(Source code of charts)
:::::

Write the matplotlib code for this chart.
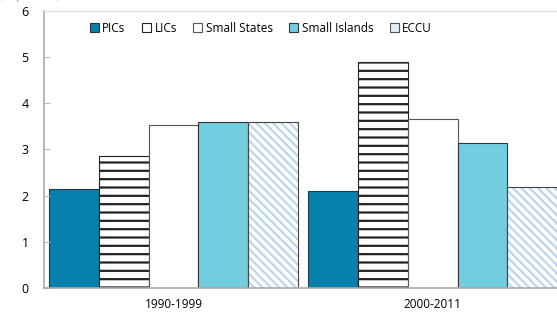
import numpy as np
import matplotlib.pyplot as plt
from matplotlib.patches import Patch

# data
periods = ['1990-1999', '2000-2011']
groups = ['PICs', 'LICs', 'Small States', 'Small Islands', 'ECCU']
pics = [2.15, 2.10]
lics = [2.85, 4.90]
small_states = [3.54, 3.65]
small_islands = [3.60, 3.15]
eccu = [3.59, 2.18]

plt.rcParams['font.family'] = ['Open Sans', 'DejaVu Sans']
plt.rcParams['hatch.linewidth'] = 1.6

fig = plt.figure(figsize=(5.57, 3.14), dpi=100)
ax = fig.add_axes([0.079, 0.083, 0.93, 0.882])

x = np.arange(len(periods))
w = 0.193
offs = (np.arange(5) - 2) * w

ax.bar(x + offs[0], pics, w, color='#0880AC', edgecolor='#1f3a48', lw=0.8)
ax.bar(x + offs[1], lics, w, color='white', edgecolor='#222222', hatch='--', lw=0.8)
ax.bar(x + offs[2], small_states, w, color='white', edgecolor='#555555', lw=0.8)
ax.bar(x + offs[3], small_islands, w, color='#72CEDF', edgecolor='#333333', lw=0.8)
# light blue hatch, then dark outline on top
ax.bar(x + offs[4], eccu, w, color='white', edgecolor='#BCD6EE', hatch='\\\\\\\\', lw=0)
ax.bar(x + offs[4], eccu, w, fill=False, edgecolor='#444444', lw=0.8)

ax.set_xlim(-0.5, 1.5)
ax.set_ylim(0, 6)
ax.set_yticks(range(7))
ax.set_xticks(x)
ax.set_xticklabels(periods)
ax.tick_params(axis='x', length=0, pad=7, labelsize=8.5)
ax.tick_params(axis='y', direction='in', length=4, color='#bbbbbb', labelsize=9, pad=11)
for s in ['left', 'bottom']:
    ax.spines[s].set_color('#aaaaaa')
    ax.spines[s].set_linewidth(1.2)
ax.spines['top'].set_color('#dddddd')
ax.spines['right'].set_visible(False)

handles = [
    Patch(facecolor='#0880AC', edgecolor='#1f3a48', lw=0.8),
    Patch(facecolor='white', edgecolor='#222222', lw=0.8),
    Patch(facecolor='white', edgecolor='#555555', lw=0.8),
    Patch(facecolor='#72CEDF', edgecolor='#333333', lw=0.8),
    Patch(facecolor='#E4EEF8', edgecolor='#555555', lw=0.8),
]
ax.legend(handles, groups, loc='upper left', bbox_to_anchor=(0.068, 1.0), ncol=5,
          frameon=False, fontsize=8.5, handlelength=0.75, handleheight=0.75,
          handletextpad=0.3, columnspacing=1.4)

fig.text(0.0, 1.012, '(In percent)', color='#4aa3d6', fontsize=8, va='center')

plt.savefig('out.png', dpi=100)
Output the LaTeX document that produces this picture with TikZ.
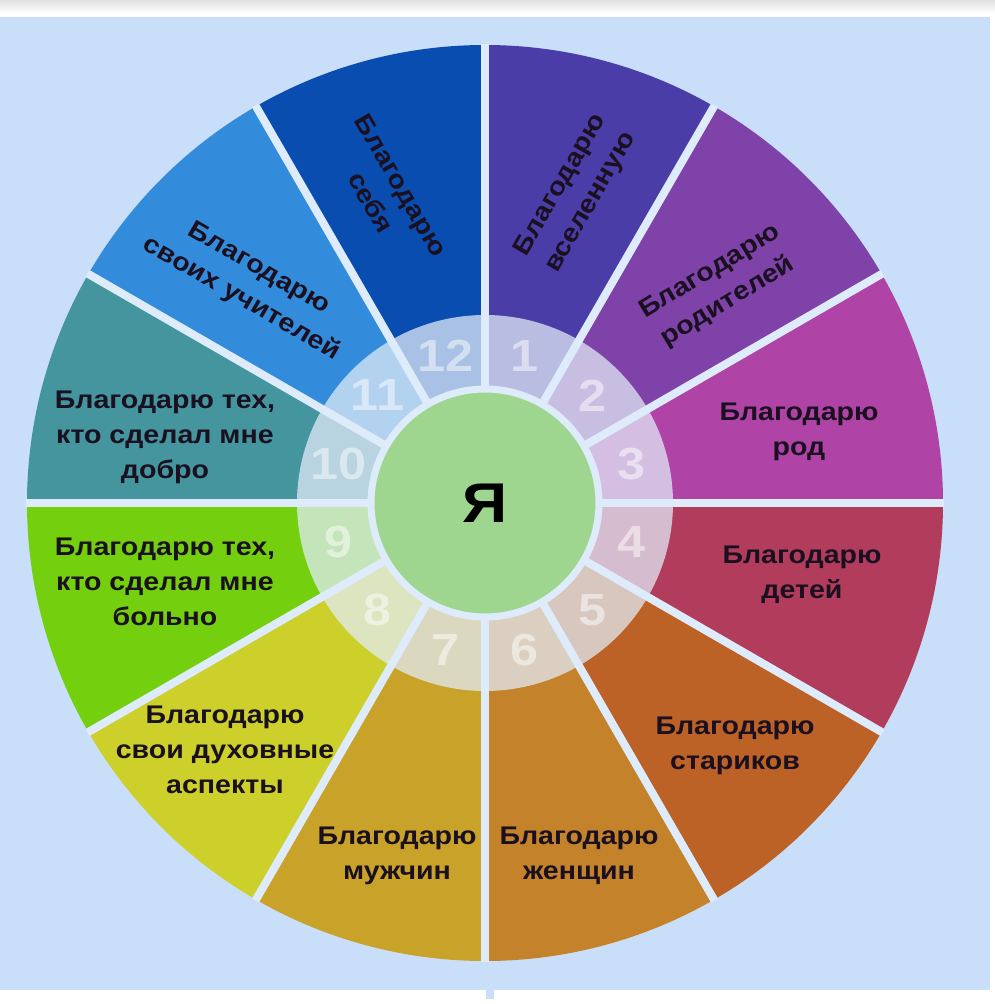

:::::

### What you will do
Take the lines above from the top of the records through the one with "from matplotlib.patches import Patch" and repeat them exactly, without any pictures.

### Answer to the task
Write the matplotlib code for this chart.
import numpy as np
import matplotlib.pyplot as plt
from matplotlib.patches import Patch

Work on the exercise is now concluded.